** Set task **
Omit the pictures and retype only the lines from the one containing "Write the TikZ code for this diagram." through the end of the listing, both ends included.

Figure scripts:
________________________________________

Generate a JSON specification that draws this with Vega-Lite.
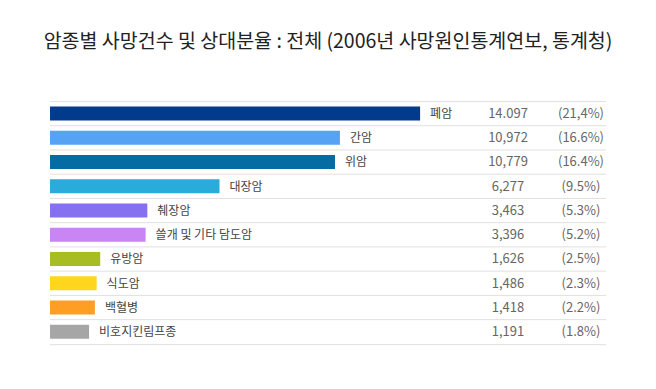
{
  "$schema": "https://vega.github.io/schema/vega-lite/v6.json",
  "width": 656,
  "height": 329,
  "autosize": {"type": "none"},
  "padding": {"top": 60, "left": 0, "right": 0, "bottom": 0},
  "background": "white",
  "config": {"view": {"stroke": null}, "font": "Noto Sans CJK KR"},
  "title": {
    "text": "암종별 사망건수 및 상대분율 : 전체 (2006년 사망원인통계연보, 통계청)",
    "anchor": "middle",
    "frame": "group",
    "fontSize": 19.5,
    "fontWeight": "normal",
    "font": "Noto Sans CJK KR",
    "color": "#222222",
    "offset": 8
  },
  "data": {
    "values": [
      {"row": 1, "name": "폐암", "deaths": 14097, "count": "14.097", "pct": "(21,4%)"},
      {"row": 2, "name": "간암", "deaths": 10972, "count": "10,972", "pct": "(16.6%)"},
      {"row": 3, "name": "위암", "deaths": 10779, "count": "10,779", "pct": "(16.4%)"},
      {"row": 4, "name": "대장암", "deaths": 6277, "count": "6,277", "pct": "(9.5%)"},
      {"row": 5, "name": "췌장암", "deaths": 3463, "count": "3,463", "pct": "(5.3%)"},
      {"row": 6, "name": "쓸개 및 기타 담도암", "deaths": 3396, "count": "3,396", "pct": "(5.2%)"},
      {"row": 7, "name": "유방암", "deaths": 1626, "count": "1,626", "pct": "(2.5%)"},
      {"row": 8, "name": "식도암", "deaths": 1486, "count": "1,486", "pct": "(2.3%)"},
      {"row": 9, "name": "백혈병", "deaths": 1418, "count": "1,418", "pct": "(2.2%)"},
      {"row": 10, "name": "비호지킨림프종", "deaths": 1191, "count": "1,191", "pct": "(1.8%)"}
    ]
  },
  "encoding": {
    "y": {
      "field": "row",
      "type": "quantitative",
      "scale": {"domain": [-1.02, 12.14], "reverse": true, "nice": false, "zero": false},
      "axis": null
    }
  },
  "layer": [
    {
      "mark": {"type": "rule", "color": "#e0e0e0", "strokeWidth": 1, "yOffset": -12.5},
      "encoding": {
        "x": {"datum": -331, "type": "quantitative", "scale": {"domain": [-2281, 23294], "nice": false, "zero": false}, "axis": null},
        "x2": {"datum": 21345}
      }
    },
    {
      "transform": [{"filter": "datum.row == 10"}],
      "mark": {"type": "rule", "color": "#e0e0e0", "strokeWidth": 1, "yOffset": 12.5},
      "encoding": {
        "x": {"datum": -331, "type": "quantitative"},
        "x2": {"datum": 21345}
      }
    },
    {
      "mark": {"type": "bar", "height": 14, "yOffset": -0.5},
      "encoding": {
        "x": {"field": "deaths", "type": "quantitative"},
        "x2": {"datum": -331},
        "color": {
          "field": "name",
          "type": "nominal",
          "scale": {
            "domain": ["폐암", "간암", "위암", "대장암", "췌장암", "쓸개 및 기타 담도암", "유방암", "식도암", "백혈병", "비호지킨림프종"],
            "range": ["#023a8c", "#56a2f5", "#046ca3", "#29acda", "#8571f0", "#c885f3", "#a8bd22", "#fed61e", "#fe9e22", "#a6a6a6"]
          },
          "legend": null
        }
      }
    },
    {
      "mark": {"type": "text", "align": "left", "baseline": "middle", "dx": 10, "fontSize": 12, "color": "#444444"},
      "encoding": {
        "x": {"field": "deaths", "type": "quantitative"},
        "text": {"field": "name"}
      }
    },
    {
      "mark": {"type": "text", "align": "center", "baseline": "middle", "fontSize": 13, "color": "#666666"},
      "encoding": {
        "x": {"datum": 17524, "type": "quantitative"},
        "text": {"field": "count"}
      }
    },
    {
      "mark": {"type": "text", "align": "center", "baseline": "middle", "fontSize": 13, "color": "#666666"},
      "encoding": {
        "x": {"datum": 20370, "type": "quantitative"},
        "text": {"field": "pct"}
      }
    },
    {
      "data": {"values": [{"header": "사망자(명)", "pos": 17524}, {"header": "상대분율*", "pos": 20370}]},
      "mark": {"type": "text", "align": "center", "baseline": "middle", "fontSize": 12, "color": "#666666"},
      "encoding": {
        "x": {"field": "pos", "type": "quantitative"},
        "y": {"datum": -0.14},
        "text": {"field": "header"}
      }
    }
  ]
}
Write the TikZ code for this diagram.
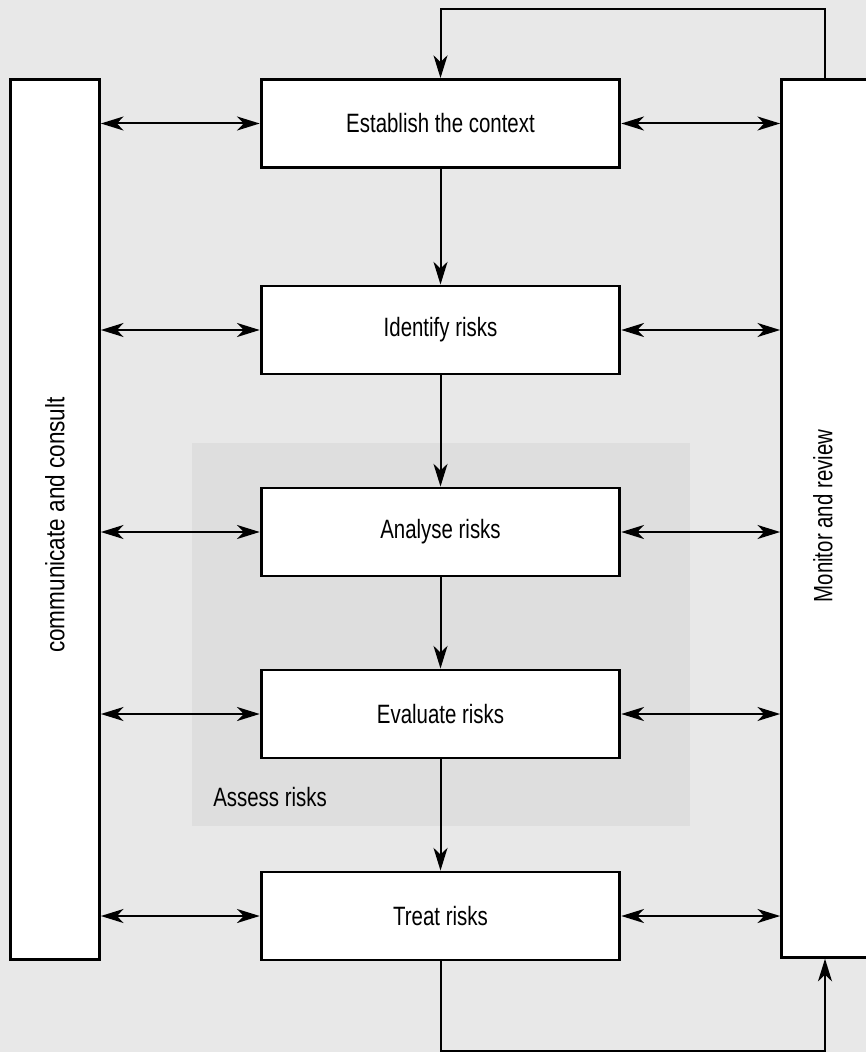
\documentclass[tikz,border=0pt]{standalone}
\usepackage{fontspec}
\setmainfont{Liberation Sans}[FakeStretch=0.77]
\newfontfamily\sidefont{Liberation Sans}[FakeStretch=0.85]
\usetikzlibrary{arrows.meta}
\definecolor{bgcol}{HTML}{E8E8E8}
\definecolor{assesscol}{HTML}{DEDEDE}
\begin{document}
\begin{tikzpicture}[x=0.75pt,y=-0.75pt,
  txt/.style={font=\fontsize{19.9}{22}\selectfont},
  stepbox/.style={draw, line width=2.2pt, fill=white, minimum width=269pt, minimum height=66pt, inner sep=0pt, txt},
  sidebox/.style={draw, line width=1.8pt, fill=white, inner sep=0pt},
  conn/.style={line width=1.5pt},
  biarrow/.style={conn, {Stealth[length=17pt,width=10.5pt,inset=5pt]}-{Stealth[length=17pt,width=10.5pt,inset=5pt]}},
  arr/.style={conn, -{Stealth[length=17pt,width=10.5pt,inset=5pt]}}]
\fill[bgcol] (0,0) rectangle (866,1052);
\useasboundingbox (0,0) rectangle (866,1052);
\fill[assesscol] (192,443) rectangle (690,826);
\node[txt, anchor=base west, inner sep=0pt] (assess) at (213,806) {Assess risks};
% side boxes
\node[sidebox, minimum width=67pt, minimum height=660pt] (lb) at (55,519.5) {};
\node[rotate=90, font=\sidefont\fontsize{19.9}{22}\selectfont] (lbl) at (55,525) {communicate and consult};
\node[sidebox, minimum width=67pt, minimum height=658.5pt] (rb) at (826,518.5) {};
\node[txt, rotate=90] (rbl) at (823,516) {Monitor and review};
% step boxes
\node[stepbox] (est) at (440.5,123.5) {Establish the context};
\node[stepbox] (idf) at (440.5,330) {Identify risks};
\node[stepbox] (ana) at (440.5,532) {Analyse risks};
\node[stepbox] (eva) at (440.5,714) {Evaluate risks};
\node[stepbox] (trt) at (440.5,916) {Treat risks};
% vertical flow
\draw[arr] (est) -- (idf);
\draw[arr] (idf) -- (ana);
\draw[arr] (ana) -- (eva);
\draw[arr] (eva) -- (trt);
% horizontal two-way arrows
\foreach \n in {est,idf,ana,eva,trt}{
  \draw[biarrow] (\n.west -| lb.east) -- (\n.west);
  \draw[biarrow] (\n.east) -- (\n.east -| rb.west);
}
% feedback loops
\coordinate (tr) at (825,9);
\coordinate (tl) at (440.5,9);
\draw[arr] (rb.north -| tr) -- (tr) -- (tl) -- (est.north);
\coordinate (bl) at (440.5,1051);
\coordinate (br) at (825,1051);
\draw[arr] (trt.south) -- (bl) -- (br) -- (br |- rb.south);
\end{tikzpicture}
\end{document}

________________________________________

** Expected answer **
Write the TikZ code for this diagram.
\documentclass[tikz,border=0pt]{standalone}
\usepackage{fontspec}
\setmainfont{Liberation Sans}[FakeStretch=0.77]
\newfontfamily\sidefont{Liberation Sans}[FakeStretch=0.85]
\usetikzlibrary{arrows.meta}
\definecolor{bgcol}{HTML}{E8E8E8}
\definecolor{assesscol}{HTML}{DEDEDE}
\begin{document}
\begin{tikzpicture}[x=0.75pt,y=-0.75pt,
  txt/.style={font=\fontsize{19.9}{22}\selectfont},
  stepbox/.style={draw, line width=2.2pt, fill=white, minimum width=269pt, minimum height=66pt, inner sep=0pt, txt},
  sidebox/.style={draw, line width=1.8pt, fill=white, inner sep=0pt},
  conn/.style={line width=1.5pt},
  biarrow/.style={conn, {Stealth[length=17pt,width=10.5pt,inset=5pt]}-{Stealth[length=17pt,width=10.5pt,inset=5pt]}},
  arr/.style={conn, -{Stealth[length=17pt,width=10.5pt,inset=5pt]}}]
\fill[bgcol] (0,0) rectangle (866,1052);
\useasboundingbox (0,0) rectangle (866,1052);
\fill[assesscol] (192,443) rectangle (690,826);
\node[txt, anchor=base west, inner sep=0pt] (assess) at (213,806) {Assess risks};
% side boxes
\node[sidebox, minimum width=67pt, minimum height=660pt] (lb) at (55,519.5) {};
\node[rotate=90, font=\sidefont\fontsize{19.9}{22}\selectfont] (lbl) at (55,525) {communicate and consult};
\node[sidebox, minimum width=67pt, minimum height=658.5pt] (rb) at (826,518.5) {};
\node[txt, rotate=90] (rbl) at (823,516) {Monitor and review};
% step boxes
\node[stepbox] (est) at (440.5,123.5) {Establish the context};
\node[stepbox] (idf) at (440.5,330) {Identify risks};
\node[stepbox] (ana) at (440.5,532) {Analyse risks};
\node[stepbox] (eva) at (440.5,714) {Evaluate risks};
\node[stepbox] (trt) at (440.5,916) {Treat risks};
% vertical flow
\draw[arr] (est) -- (idf);
\draw[arr] (idf) -- (ana);
\draw[arr] (ana) -- (eva);
\draw[arr] (eva) -- (trt);
% horizontal two-way arrows
\foreach \n in {est,idf,ana,eva,trt}{
  \draw[biarrow] (\n.west -| lb.east) -- (\n.west);
  \draw[biarrow] (\n.east) -- (\n.east -| rb.west);
}
% feedback loops
\coordinate (tr) at (825,9);
\coordinate (tl) at (440.5,9);
\draw[arr] (rb.north -| tr) -- (tr) -- (tl) -- (est.north);
\coordinate (bl) at (440.5,1051);
\coordinate (br) at (825,1051);
\draw[arr] (trt.south) -- (bl) -- (br) -- (br |- rb.south);
\end{tikzpicture}
\end{document}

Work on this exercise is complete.